WHO revises global vaccine recommendations

CALIFORNIA — In a major milestone for California, after three years health officials announced plans to ease COVID-19 masking guidelines and terminate vaccination requirements for healthcare workers in high-risk settings. 

The California Department of Public Health declared that statewide mask usage in healthcare facilities, correctional facilities, and emergency and homeless shelters will no longer be mandatory, effective April 3. At the same time, COVID-19 vaccinations will no longer be required for healthcare workers, including those in adult and direct care settings, correctional facilities, and detention centers.

Dr. Tomás Aragón, California’s public health director and state health officer, explained that the state has reached a point where it can balance the need for prevention with the reality of living with the virus. The decision to ease restrictions comes as Governor Gavin Newsom officially ended California’s three-year state of emergency that was sent in place on March 4, 2020. 


Despite the relaxed guidelines, Aragón stated that Californians will still have access to COVID-19 vaccines, testing, and treatment without any out-of-pocket costs. Those with private health insurance or Medi-Cal enrollment can access these services from any licensed provider without additional costs until Nov. 11. 

The lifting of all COVID-19 restrictions marks a significant milestone in the journey that communities have endured over the past three years. This period will not be easily forgotten and serves as a reminder of the progress that has been made towards recovery and a brighter future.

In a separate development, the World Health Organization’s (WHO) vaccine experts have revised their global COVID-19 vaccination recommendations. The updated roadmap now considers healthy children and teenagers a low priority, suggesting they may not require vaccination. The new guidelines prioritize vaccines for individuals at the highest risk of death and severe disease, taking into account the Omicron stage of the pandemic and high population immunity levels due to vaccines and infections.

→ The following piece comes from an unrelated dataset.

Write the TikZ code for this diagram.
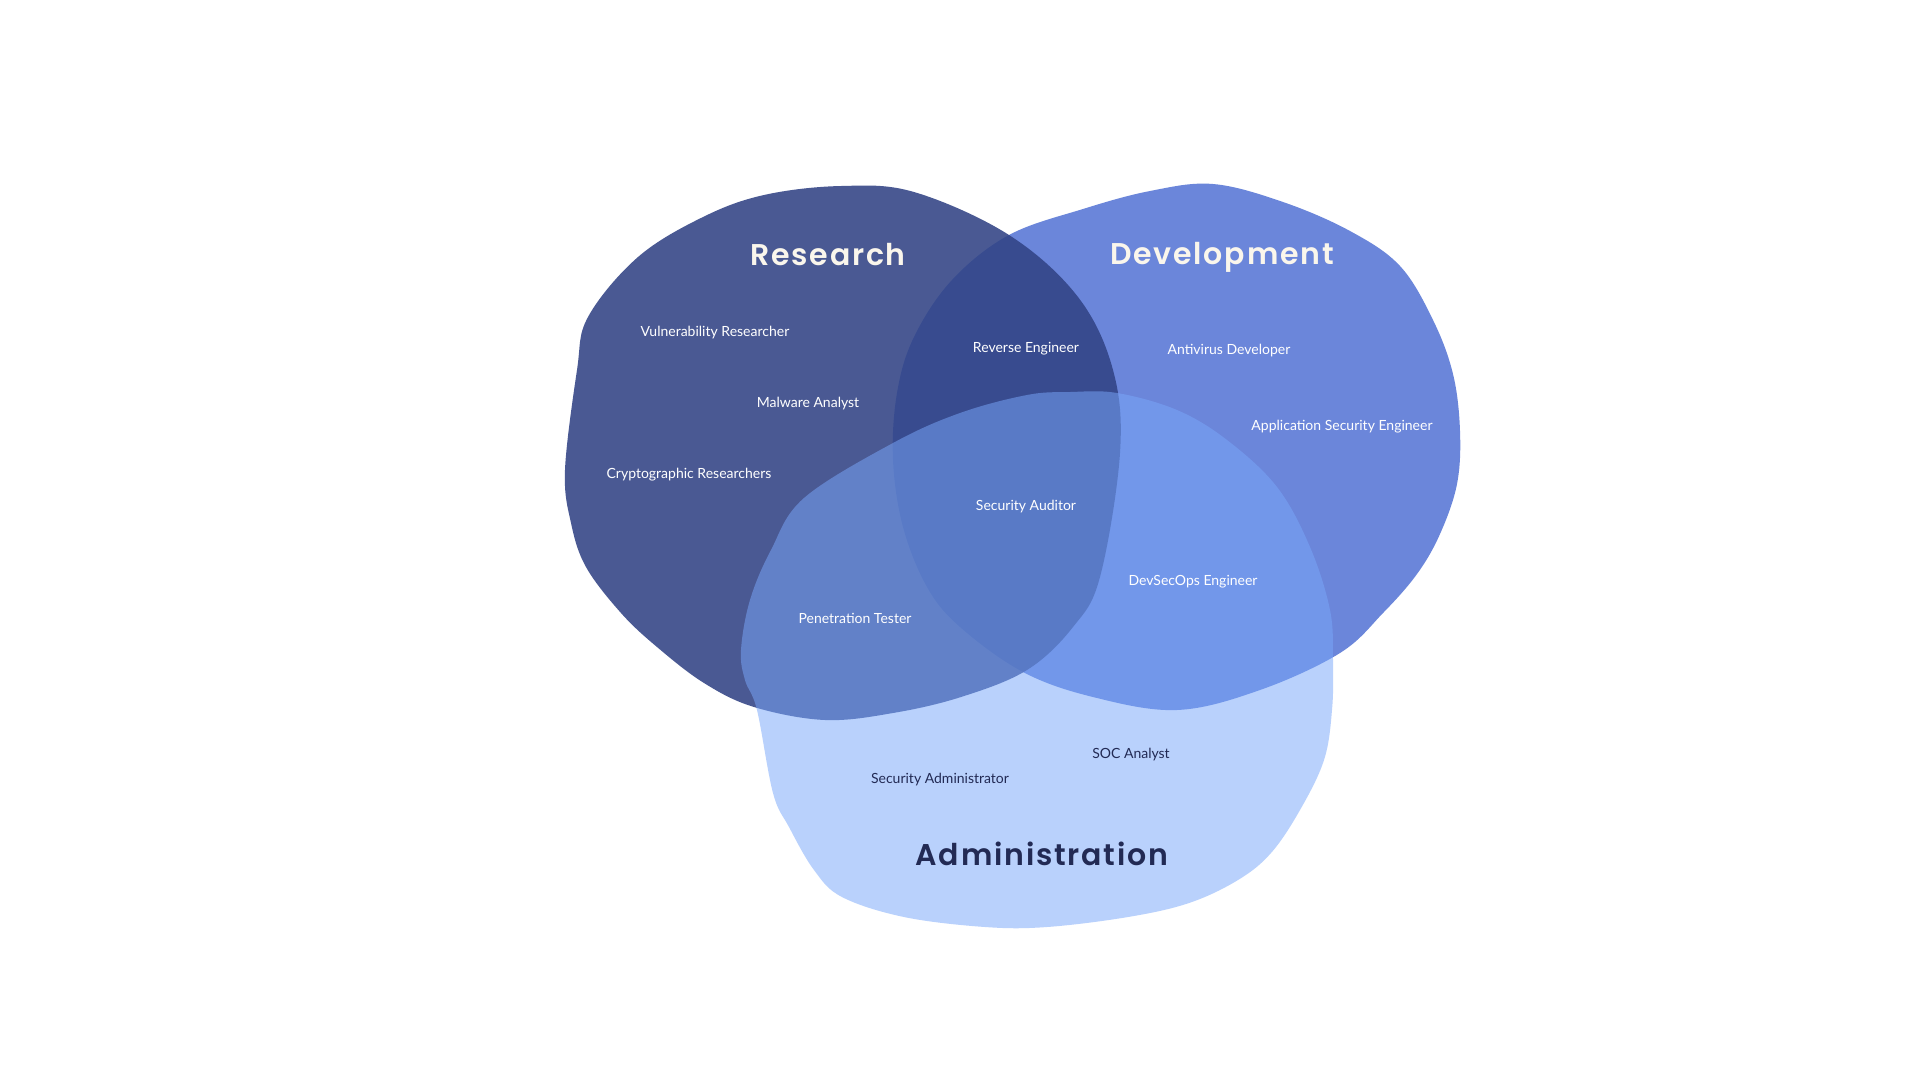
\documentclass[tikz,border=0pt]{standalone}
\usepackage{fontspec}
\setmainfont{Lato}
\newfontfamily\titlefont{Poppins SemiBold}[LetterSpace=6]

\definecolor{resblue}{RGB}{49,67,133}
\definecolor{devblue}{RGB}{107,134,218}
\definecolor{admblue}{RGB}{121,167,250}
\definecolor{cream}{RGB}{250,246,236}
\definecolor{navy}{RGB}{34,42,84}

\begin{document}
\begin{tikzpicture}[
    x=1pt, y=-1pt,
    heading/.style={font=\titlefont\fontsize{30}{34}\selectfont, anchor=base},
    role/.style={font=\fontsize{14}{16}\selectfont, text=white}
  ]
    \useasboundingbox (0,0) rectangle (1920,1080);
    \fill[white] (0,0) rectangle (1920,1080);
    % Development
    \fill[devblue] plot[smooth cycle, tension=0.6] coordinates {
      (1213,184) (1283,202) (1350,231) (1400,266) (1433,320) (1453,374)
      (1460,431) (1457,484) (1440,534) (1417,574) (1383,613) (1340,653)
      (1260,690) (1177,710) (1093,697) (1023,672) (960,627) (927,587)
      (903,527) (893,460) (897,393) (914,337) (952,280) (1009,235)
      (1083,209) (1150,191)};
    % Research
    \fill[resblue, fill opacity=0.88] plot[smooth cycle, tension=0.6] coordinates {
      (841,186) (914,192) (1009,235) (1078,297) (1113,370) (1120,453)
      (1100,577) (1073,627) (1027,670) (961,697) (893,713) (825,720)
      (754,707) (704,683) (657,647) (621,613) (586,567) (571,523)
      (565,470) (577,370) (588,317) (638,257) (703,217) (764,195)};
    % Administration
    \fill[admblue, fill opacity=0.52] plot[smooth cycle, tension=0.6] coordinates {
      (804,498) (893,443) (960,413) (1027,395) (1070,392) (1117,393)
      (1177,410) (1227,440) (1277,487) (1310,547) (1330,610) (1333,660)
      (1332,710) (1324,760) (1300,810) (1271,853) (1238,880) (1189,903)
      (1128,917) (1047,927) (985,927) (904,917) (842,897) (814,870)
      (789,827) (773,793) (757,710) (745,680) (741,650) (750,600) (771,550)};

    \node[heading, text=cream] (research) at (828,265) {Research};
    \node[heading, text=cream] (development) at (1222,264) {Development};
    \node[heading, text=navy] (administration) at (1042,865) {Administration};

    \node[role] (vuln) at (715,333) {Vulnerability Researcher};
    \node[role] (malware) at (808,404) {Malware Analyst};
    \node[role] (crypto) at (689,475) {Cryptographic Researchers};
    \node[role] (reverse) at (1026,349) {Reverse Engineer};
    \node[role] (antivirus) at (1229,351) {Antivirus Developer};
    \node[role] (appsec) at (1342,427) {Application Security Engineer};
    \node[role] (auditor) at (1026,507) {Security Auditor};
    \node[role] (devsecops) at (1193,582) {DevSecOps Engineer};
    \node[role] (pentest) at (855,618) {Penetration Tester};
    \node[role, text=navy] (soc) at (1131,755) {SOC Analyst};
    \node[role, text=navy] (secadmin) at (940,780) {Security Administrator};
  \end{tikzpicture}
\end{document}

The Strategic Advisory Group of Experts on Immunization (SAGE) has issued new streamlined recommendations that focus on high-, medium-, and low-risk groups. For high-priority groups, including older individuals, immunocompromised people, frontline health workers, and pregnant people, SAGE recommends additional booster doses six or 12 months after the last booster dose. Medium-risk groups, such as children and adolescents with health risks and healthy adults under 60 years old, are recommended to receive primary vaccinations and first booster doses but not routine additional boosters.

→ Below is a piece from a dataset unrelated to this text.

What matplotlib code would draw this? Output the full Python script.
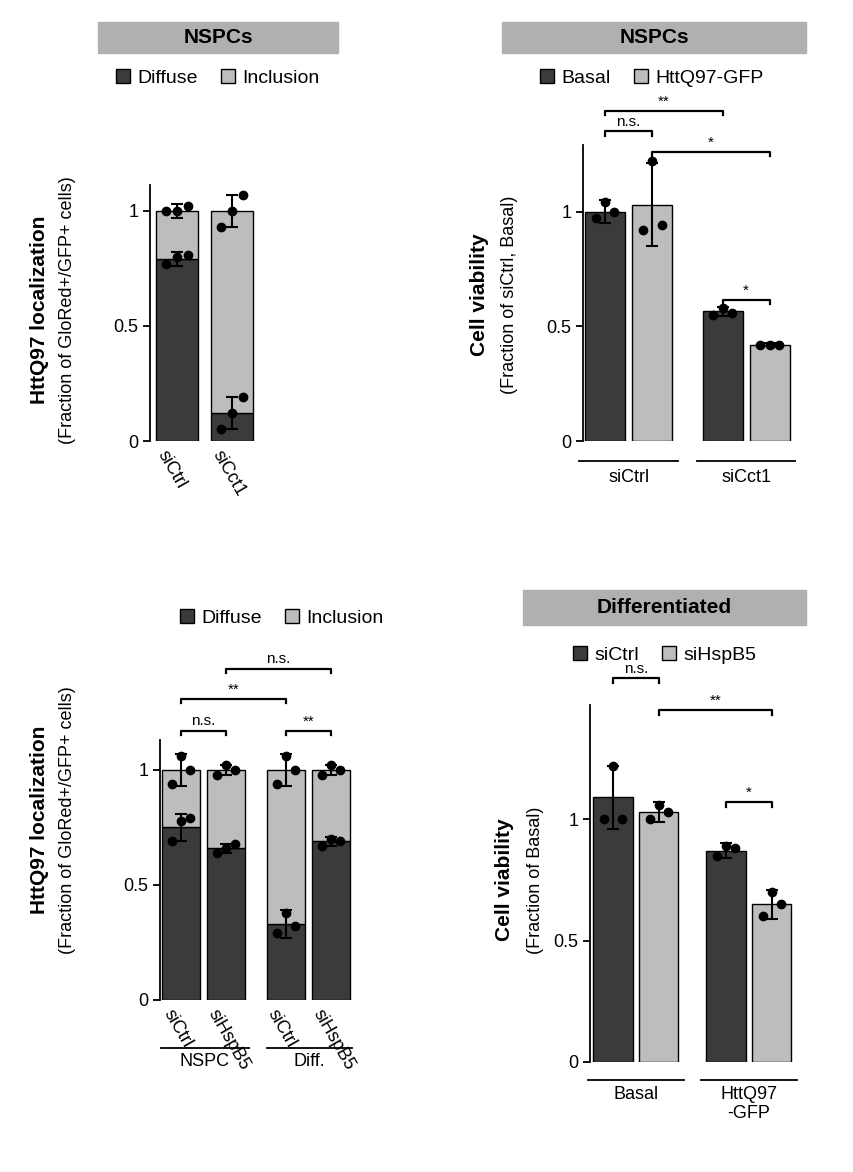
import matplotlib
matplotlib.use("Agg")
import matplotlib.pyplot as plt
from matplotlib.patches import Patch, Rectangle

DARK = "#3b3b3b"
LIGHT = "#bdbdbd"
W, H = 854, 1172

# panel A: localization, NSPCs
a_labels = ["siCtrl", "siCct1"]
a_diffuse = [0.79, 0.12]
a_diffuse_err = [0.03, 0.07]
a_total = [1.0, 1.0]
a_total_err = [0.03, 0.07]
a_diff_pts = [[0.77, 0.80, 0.81], [0.05, 0.12, 0.19]]
a_tot_pts = [[1.0, 1.0, 1.02], [0.93, 1.0, 1.07]]

# panel B: viability, NSPCs
b_groups = ["siCtrl", "siCct1"]
b_basal = [1.0, 0.565]
b_basal_err = [0.05, 0.02]
b_htt = [1.03, 0.42]
b_htt_err = [0.18, 0.005]
b_basal_pts = [[0.97, 1.04, 1.0], [0.55, 0.58, 0.56]]
b_htt_pts = [[0.92, 1.22, 0.94], [0.42, 0.42, 0.42]]

# panel C: localization, NSPC vs Diff
c_labels = ["siCtrl", "siHspB5", "siCtrl", "siHspB5"]
c_diffuse = [0.75, 0.66, 0.33, 0.69]
c_diffuse_err = [0.06, 0.02, 0.06, 0.02]
c_total = [1.0, 1.0, 1.0, 1.0]
c_total_err = [0.07, 0.02, 0.07, 0.02]
c_diff_pts = [[0.69, 0.78, 0.79], [0.64, 0.66, 0.68], [0.29, 0.38, 0.32], [0.67, 0.70, 0.69]]
c_tot_pts = [[0.94, 1.06, 1.0], [0.98, 1.02, 1.0], [0.94, 1.06, 1.0], [0.98, 1.02, 1.0]]

# panel D: viability, differentiated
d_groups = ["Basal", "HttQ97\n-GFP"]
d_ctrl = [1.09, 0.87]
d_ctrl_err = [0.13, 0.03]
d_hsp = [1.03, 0.65]
d_hsp_err = [0.04, 0.06]
d_ctrl_pts = [[1.0, 1.22, 1.0], [0.85, 0.89, 0.88]]
d_hsp_pts = [[1.0, 1.06, 1.03], [0.60, 0.70, 0.65]]

JIT = [-0.2, 0.0, 0.2]

fig = plt.figure(figsize=(W / 100, H / 100), dpi=100)
plt.rcParams["font.family"] = ["Liberation Sans", "DejaVu Sans"]


def px_axes(x0, x1, y_top, y_bot):
    ax = fig.add_axes([x0 / W, 1 - y_bot / H, (x1 - x0) / W, (y_bot - y_top) / H])
    for s in ["top", "right", "bottom"]:
        ax.spines[s].set_visible(False)
    ax.spines["left"].set_linewidth(1.3)
    ax.tick_params(axis="y", labelsize=13, width=1.3, length=5)
    ax.set_xticks([])
    return ax


def dots(ax, x, pts):
    ax.plot([x + j for j in JIT[:len(pts)]], pts, "o", color="black", ms=6, zorder=5, clip_on=False)


def err(ax, x, y, e):
    ax.errorbar(x, y, yerr=e, fmt="none", ecolor="black", elinewidth=1.5, capsize=4,
                capthick=1.5, zorder=6, clip_on=False)


def bracket(ax, x1, x2, y, txt, tick=0.02):
    ax.plot([x1, x1, x2, x2], [y - tick, y, y, y - tick], color="black", lw=1.6, clip_on=False)
    ax.text((x1 + x2) / 2, y + 0.01, txt, ha="center", va="bottom", fontsize=11, clip_on=False)


def title_box(x0, x1, y0, y1, txt):
    fig.patches.append(Rectangle((x0 / W, 1 - y1 / H), (x1 - x0) / W, (y1 - y0) / H,
                                 transform=fig.transFigure, color="#b0b0b0"))
    fig.text((x0 + x1) / 2 / W, 1 - (y0 + y1) / 2 / H, txt, ha="center", va="center",
             fontsize=15, fontweight="bold")


def legend(x, y, names):
    h = [Patch(facecolor=DARK, edgecolor="black"), Patch(facecolor=LIGHT, edgecolor="black")]
    fig.legend(h, names, loc="center", bbox_to_anchor=(x / W, 1 - y / H), ncol=2,
               frameon=False, fontsize=14, handlelength=0.7, handleheight=0.7,
               columnspacing=1.2, handletextpad=0.4)


def ylab(x1, x2, yc, bold, sub):
    fig.text(x1 / W, 1 - yc / H, bold, rotation=90, ha="center", va="center",
             fontsize=15, fontweight="bold")
    fig.text(x2 / W, 1 - yc / H, sub, rotation=90, ha="center", va="center", fontsize=13)


def stacked(ax, xs, width, diff, diff_err, tot, tot_err, dpts, tpts):
    for i, x in enumerate(xs):
        ax.bar(x, diff[i], width, color=DARK, edgecolor="black", lw=1)
        ax.bar(x, tot[i] - diff[i], width, bottom=diff[i], color=LIGHT, edgecolor="black", lw=1)
        err(ax, x, diff[i], diff_err[i])
        err(ax, x, tot[i], tot_err[i])
        dots(ax, x, dpts[i])
        dots(ax, x, tpts[i])


def rot_labels(ax, xs, labels, y):
    for x, l in zip(xs, labels):
        ax.text(x - 0.15, y, l, rotation=-60, ha="left", va="top", rotation_mode="anchor",
                fontsize=13, clip_on=False)


# ---- A
title_box(98, 338, 22, 53, "NSPCs")
legend(218, 78, ["Diffuse", "Inclusion"])
ax = px_axes(150, 260, 185, 441)
xs = [0, 1.02]
stacked(ax, xs, 0.78, a_diffuse, a_diffuse_err, a_total, a_total_err, a_diff_pts, a_tot_pts)
ax.set_xlim(-0.5, 1.54)
ax.set_ylim(0, 1.113)
ax.set_yticks([0, 0.5, 1], ["0", "0.5", "1"])
rot_labels(ax, xs, a_labels, -0.03)
ylab(40, 68, 310, "HttQ97 localization", "(Fraction of GloRed+/GFP+ cells)")

# ---- B
title_box(502, 806, 22, 53, "NSPCs")
legend(652, 78, ["Basal", "HttQ97-GFP"])
ax = px_axes(583, 795, 145, 441)
pos = [0, 2.5]
for i, p in enumerate(pos):
    ax.bar(p, b_basal[i], 0.85, color=DARK, edgecolor="black", lw=1)
    ax.bar(p + 1, b_htt[i], 0.85, color=LIGHT, edgecolor="black", lw=1)
    err(ax, p, b_basal[i], b_basal_err[i])
    err(ax, p + 1, b_htt[i], b_htt_err[i])
    dots(ax, p, b_basal_pts[i])
    dots(ax, p + 1, b_htt_pts[i])
    ax.plot([p - 0.55, p + 1.55], [-0.085, -0.085], color="black", lw=1.3, clip_on=False)
    ax.text(p + 0.5, -0.12, b_groups[i], ha="center", va="top", fontsize=13)
ax.set_xlim(-0.47, 4.04)
ax.set_ylim(0, 1.29)
ax.set_yticks([0, 0.5, 1], ["0", "0.5", "1"])
bracket(ax, 0, 2.5, 1.44, "**")
bracket(ax, 0, 1, 1.35, "n.s.")
bracket(ax, 1, 3.5, 1.26, "*")
bracket(ax, 2.5, 3.5, 0.615, "*")
ylab(480, 510, 295, "Cell viability", "(Fraction of siCtrl, Basal)")

# ---- C
legend(282, 618, ["Diffuse", "Inclusion"])
ax = px_axes(160, 352, 740, 1000)
xs = [0, 1, 2.33, 3.33]
stacked(ax, xs, 0.85, c_diffuse, c_diffuse_err, c_total, c_total_err, c_diff_pts, c_tot_pts)
ax.set_xlim(-0.47, 3.8)
ax.set_ylim(0, 1.13)
ax.set_yticks([0, 0.5, 1], ["0", "0.5", "1"])
rot_labels(ax, xs, c_labels, -0.03)
bracket(ax, 0, 1, 1.17, "n.s.")
bracket(ax, 2.33, 3.33, 1.17, "**")
bracket(ax, 0, 2.33, 1.31, "**")
bracket(ax, 1, 3.33, 1.44, "n.s.")
for a, b, t in [(-0.45, 1.5, "NSPC"), (1.9, 3.8, "Diff.")]:
    ax.plot([a, b], [-0.21, -0.21], color="black", lw=1.3, clip_on=False)
    ax.text((a + b) / 2, -0.23, t, ha="center", va="top", fontsize=13)
ylab(40, 68, 820, "HttQ97 localization", "(Fraction of GloRed+/GFP+ cells)")

# ---- D
title_box(523, 806, 590, 625, "Differentiated")
legend(665, 655, ["siCtrl", "siHspB5"])
ax = px_axes(590, 800, 705, 1062)
pos = [0, 2.46]
for i, p in enumerate(pos):
    ax.bar(p, d_ctrl[i], 0.85, color=DARK, edgecolor="black", lw=1)
    ax.bar(p + 1, d_hsp[i], 0.85, color=LIGHT, edgecolor="black", lw=1)
    err(ax, p, d_ctrl[i], d_ctrl_err[i])
    err(ax, p + 1, d_hsp[i], d_hsp_err[i])
    dots(ax, p, d_ctrl_pts[i])
    dots(ax, p + 1, d_hsp_pts[i])
    ax.plot([p - 0.55, p + 1.55], [-0.075, -0.075], color="black", lw=1.3, clip_on=False)
    ax.text(p + 0.5, -0.1, d_groups[i], ha="center", va="top", fontsize=13, linespacing=1.1)
ax.set_xlim(-0.5, 4.07)
ax.set_ylim(0, 1.47)
ax.set_yticks([0, 0.5, 1], ["0", "0.5", "1"])
bracket(ax, 0, 1, 1.58, "n.s.")
bracket(ax, 1, 3.46, 1.45, "**")
bracket(ax, 2.46, 3.46, 1.07, "*")
ylab(505, 535, 880, "Cell viability", "(Fraction of Basal)")

fig.savefig("out.png", dpi=100, facecolor="white")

For healthy children aged six months to 17 years, countries should consider vaccination based on factors like disease burden and cost-effectiveness. SAGE emphasized that the public health impact of vaccinating healthy children and adolescents is comparatively much lower than that of traditional essential vaccines like rotavirus, measles, and pneumococcal conjugate vaccines.

SAGE’s vaccine guidance is based on current epidemiological conditions and may change if the pandemic evolves. Countries are making their vaccine recommendations based on vaccine supply and progress while acknowledging competing health priorities when it comes to vaccinations. As the situation unfolds, health officials worldwide will continue to monitor developments and adjust their strategies accordingly.

After three years of analyzing all the data and conducting research, it is now possible to advise individuals on the effects of the COVID-19 vaccines. However, it is crucial to conduct your own research and consult with your doctor before following any medical advice that does not take your medical history into account.